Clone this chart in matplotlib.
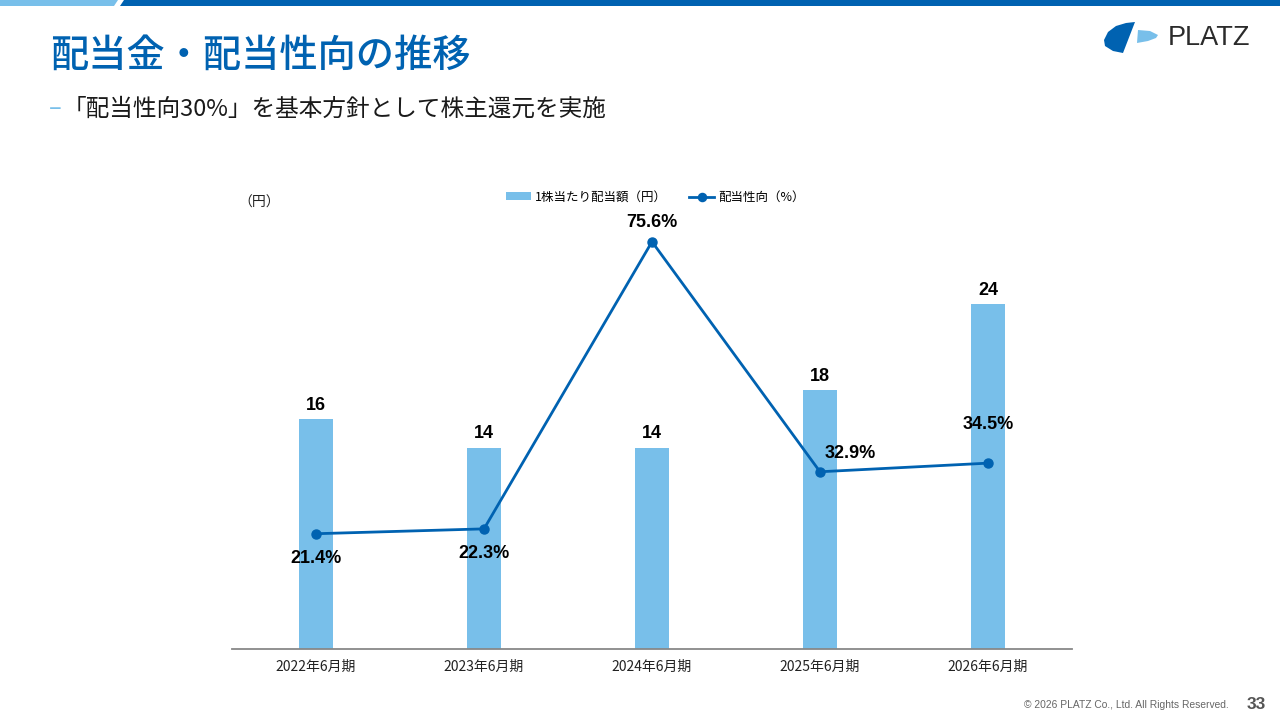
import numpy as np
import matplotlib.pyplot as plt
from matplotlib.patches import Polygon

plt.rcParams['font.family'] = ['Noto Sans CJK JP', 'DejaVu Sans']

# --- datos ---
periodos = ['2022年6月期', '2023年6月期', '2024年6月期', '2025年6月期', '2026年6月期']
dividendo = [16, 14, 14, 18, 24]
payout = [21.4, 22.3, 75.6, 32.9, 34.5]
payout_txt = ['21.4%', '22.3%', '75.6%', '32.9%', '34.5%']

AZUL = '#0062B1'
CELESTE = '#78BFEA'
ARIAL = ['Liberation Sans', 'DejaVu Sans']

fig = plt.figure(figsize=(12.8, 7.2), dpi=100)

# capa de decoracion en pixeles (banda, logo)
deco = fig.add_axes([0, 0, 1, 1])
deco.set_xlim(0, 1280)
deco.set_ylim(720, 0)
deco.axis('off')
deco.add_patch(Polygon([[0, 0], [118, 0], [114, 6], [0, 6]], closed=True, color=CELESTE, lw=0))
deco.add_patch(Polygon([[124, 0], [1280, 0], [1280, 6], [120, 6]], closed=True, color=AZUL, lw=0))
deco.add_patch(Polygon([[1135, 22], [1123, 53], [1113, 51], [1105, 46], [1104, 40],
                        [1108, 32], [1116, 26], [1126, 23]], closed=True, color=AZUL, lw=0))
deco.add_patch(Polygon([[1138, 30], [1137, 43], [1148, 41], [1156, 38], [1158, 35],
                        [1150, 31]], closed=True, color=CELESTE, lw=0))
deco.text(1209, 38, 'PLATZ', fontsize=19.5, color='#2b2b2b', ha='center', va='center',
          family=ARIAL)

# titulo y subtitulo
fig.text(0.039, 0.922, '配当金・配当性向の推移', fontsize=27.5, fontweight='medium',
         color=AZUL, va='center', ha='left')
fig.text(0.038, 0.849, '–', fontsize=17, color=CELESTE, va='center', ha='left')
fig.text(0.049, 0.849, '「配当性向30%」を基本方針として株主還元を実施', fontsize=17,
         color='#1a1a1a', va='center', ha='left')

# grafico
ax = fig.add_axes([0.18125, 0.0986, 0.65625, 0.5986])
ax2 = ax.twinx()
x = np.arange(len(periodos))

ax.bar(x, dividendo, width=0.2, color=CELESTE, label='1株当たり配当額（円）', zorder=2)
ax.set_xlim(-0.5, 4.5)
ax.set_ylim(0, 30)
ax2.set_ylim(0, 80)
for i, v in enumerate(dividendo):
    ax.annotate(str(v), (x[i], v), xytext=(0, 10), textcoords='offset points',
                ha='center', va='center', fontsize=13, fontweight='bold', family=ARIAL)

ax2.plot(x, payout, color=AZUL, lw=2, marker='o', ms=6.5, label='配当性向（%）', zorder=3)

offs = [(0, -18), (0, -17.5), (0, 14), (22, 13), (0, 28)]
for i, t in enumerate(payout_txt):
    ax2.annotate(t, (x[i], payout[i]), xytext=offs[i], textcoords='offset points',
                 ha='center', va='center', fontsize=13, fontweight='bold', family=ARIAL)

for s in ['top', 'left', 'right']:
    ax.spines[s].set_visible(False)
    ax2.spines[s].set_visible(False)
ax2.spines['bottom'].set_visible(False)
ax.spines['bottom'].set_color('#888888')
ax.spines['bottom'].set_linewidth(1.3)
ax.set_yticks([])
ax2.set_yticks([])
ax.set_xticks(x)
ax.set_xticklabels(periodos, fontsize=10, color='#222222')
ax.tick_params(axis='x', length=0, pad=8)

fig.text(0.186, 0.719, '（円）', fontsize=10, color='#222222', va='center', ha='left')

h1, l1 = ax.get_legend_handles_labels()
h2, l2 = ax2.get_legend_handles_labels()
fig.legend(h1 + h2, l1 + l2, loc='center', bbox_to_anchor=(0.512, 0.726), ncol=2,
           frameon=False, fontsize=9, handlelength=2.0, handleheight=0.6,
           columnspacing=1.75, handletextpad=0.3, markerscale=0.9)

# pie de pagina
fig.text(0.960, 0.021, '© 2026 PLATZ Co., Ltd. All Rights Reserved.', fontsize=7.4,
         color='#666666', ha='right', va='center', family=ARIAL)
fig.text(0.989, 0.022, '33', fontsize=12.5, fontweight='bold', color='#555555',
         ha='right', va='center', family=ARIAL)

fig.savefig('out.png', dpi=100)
##############################
▶ **Objective**:
Pull out all lines in the data above that include "matplotlib".

▶ **Output of the task**:
Clone this chart in matplotlib.
import matplotlib.pyplot as plt
from matplotlib.patches import Polygon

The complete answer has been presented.